Many on FOMC said more progress needed before slowing QE pace

Many Federal Reserve officials said more progress in the labor market is needed before deciding to slow the pace of asset purchases, according to minutes of their last meeting.

“Most observed that the outlook for the labor market had shown progress” since the-bond buying program began in September, according to the record of the April 30-May 1 gathering released today in Washington. “But many of these participants indicated that continued progress, more confidence in the outlook, or diminished downside risks would be required before slowing the pace of purchases would become appropriate.”

Policy makers said May 1 they may accelerate or slow monthly purchases of $40 billion in mortgage securities and $45 billion of Treasuries in response to changes in the labor market and inflation. They also pledged to hold the target interest rate near zero as long as unemployment remains above 6.5% and the outlook for inflation doesn’t exceed 2.5%.

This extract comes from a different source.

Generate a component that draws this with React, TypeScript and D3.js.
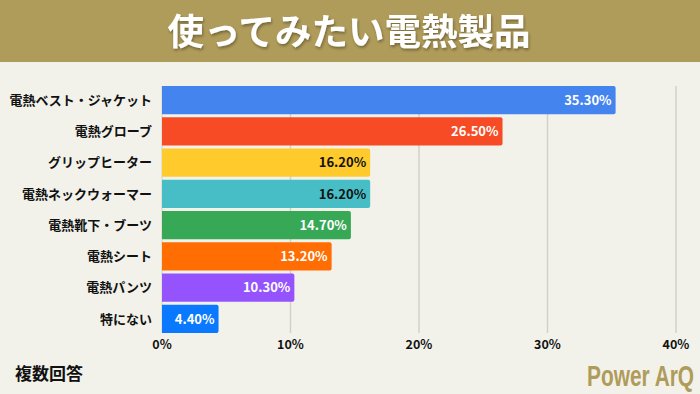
import React from "react";
import * as d3 from "d3";

const categories = ["電熱ベスト・ジャケット", "電熱グローブ", "グリップヒーター", "電熱ネックウォーマー", "電熱靴下・ブーツ", "電熱シート", "電熱パンツ", "特にない"];
const values = [35.3, 26.5, 16.2, 16.2, 14.7, 13.2, 10.3, 4.4];
const barColors = ["#4484ee", "#f64b25", "#ffca2c", "#47bec6", "#37a856", "#ff6d03", "#9453fd", "#0a78ff"];
const labelColors = ["#fff", "#fff", "#111", "#111", "#fff", "#fff", "#fff", "#fff"];
const ticks = [0, 10, 20, 30, 40];
const title = "使ってみたい電熱製品";
const note = "複数回答";
const brand = "Power ArQ";

const W = 700, H = 394;
const FONT = "'Noto Sans CJK JP', 'Noto Sans', sans-serif";

export default function App() {
  const x = d3.scaleLinear().domain([0, 40]).range([162, 676]);
  const y = d3.scaleBand<string>().domain(categories).range([84.5, 334.5]).paddingInner(0.1).paddingOuter(0.05);
  const bw = y.bandwidth();
  const r = 2;
  const barPath = (v: number, top: number) => {
    const x0 = x(0), x1 = x(v);
    return `M${x0},${top}H${x1 - r}Q${x1},${top} ${x1},${top + r}V${top + bw - r}Q${x1},${top + bw} ${x1 - r},${top + bw}H${x0}Z`;
  };
  return (
    <svg width={W} height={H} style={{ position: "absolute", left: 0, top: 0, display: "block" }} fontFamily={FONT}>
      <defs>
        <filter id="sh" x="-10%" y="-30%" width="120%" height="160%">
          <feDropShadow dx="1" dy="2" stdDeviation="1.5" floodColor="#000" floodOpacity="0.35" />
        </filter>
      </defs>
      <rect width={W} height={H} fill="#f2f2ea" />
      <rect width={W} height={62} fill="#b09c5a" />
      <text x={W / 2 - 1} y={45} textAnchor="middle" fontSize={36.5} fontWeight={700} fill="#fff" filter="url(#sh)">{title}</text>
      {ticks.slice(1).map(t => (
        <line key={t} x1={x(t)} x2={x(t)} y1={86} y2={333} stroke="#d2d2c8" strokeWidth={1.5} />
      ))}
      <line x1={x(0)} x2={x(0)} y1={86} y2={333} stroke="#d2d2c8" strokeWidth={1} />
      {categories.map((c, i) => {
        const top = y(c)!;
        return (
          <g key={c}>
            <path d={barPath(values[i], top)} fill={barColors[i]} />
            <text x={x(values[i]) - 4} y={top + bw / 2} dy="0.36em" textAnchor="end" fontSize={13} fontWeight={700} fill={labelColors[i]}>{values[i].toFixed(2)}%</text>
            <text x={152} y={top + bw / 2} dy="0.36em" textAnchor="end" fontSize={13} fontWeight={700} fill="#111">{c}</text>
          </g>
        );
      })}
      {ticks.map(t => (
        <text key={t} x={x(t)} y={349} textAnchor="middle" fontSize={12.5} fontWeight={700} fill="#111">{t}%</text>
      ))}
      <text x={15} y={380} fontSize={17} fontWeight={700} fill="#111">{note}</text>
      <g transform="translate(587,386) scale(0.72,1)">
        <text x={0} y={0} fontSize={29} fontWeight={700} fill="#b09c5a" fontFamily="'Liberation Sans', 'DejaVu Sans', sans-serif">{brand}</text>
      </g>
    </svg>
  );
}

A number of officials said they were willing to taper bond buying as early as the next meeting on June 17-18 if economic reports show “evidence of sufficiently strong and sustained growth,” according to the minutes.

The record gives more detail on a debate within the Fed over how and when to curtail asset purchases that have enlarged its balance sheet to a record $3.35 trillion. The committee led by Chairman Ben S. Bernanke is pressing on with purchases until the outlook for the labor market has “improved substantially.”

The minutes also showed that Fed officials began a review of their exit strategy, which was adopted in June 2011 as they sought to assure investors the central bank had the means to avoid igniting inflation once job growth, wages, and demand started moving up.

Still Valid

While “the broad principles adopted almost two years ago appeared generally still valid,” the minutes showed, the larger balance sheet “suggested a need for greater flexibility.”

Officials disagreed over whether the principles should be formally revised or if they should wait in order to learn more about how the exit might unfold. Bernanke instructed the Fed’s staff to study the issue, the minutes said.

Bernanke earlier today said in testimony to the Joint Economic Committee of Congress that the world’s largest economy remains hampered by high unemployment and government spending cuts, and raising interest rates or reducing asset purchases too soon would endanger the recovery.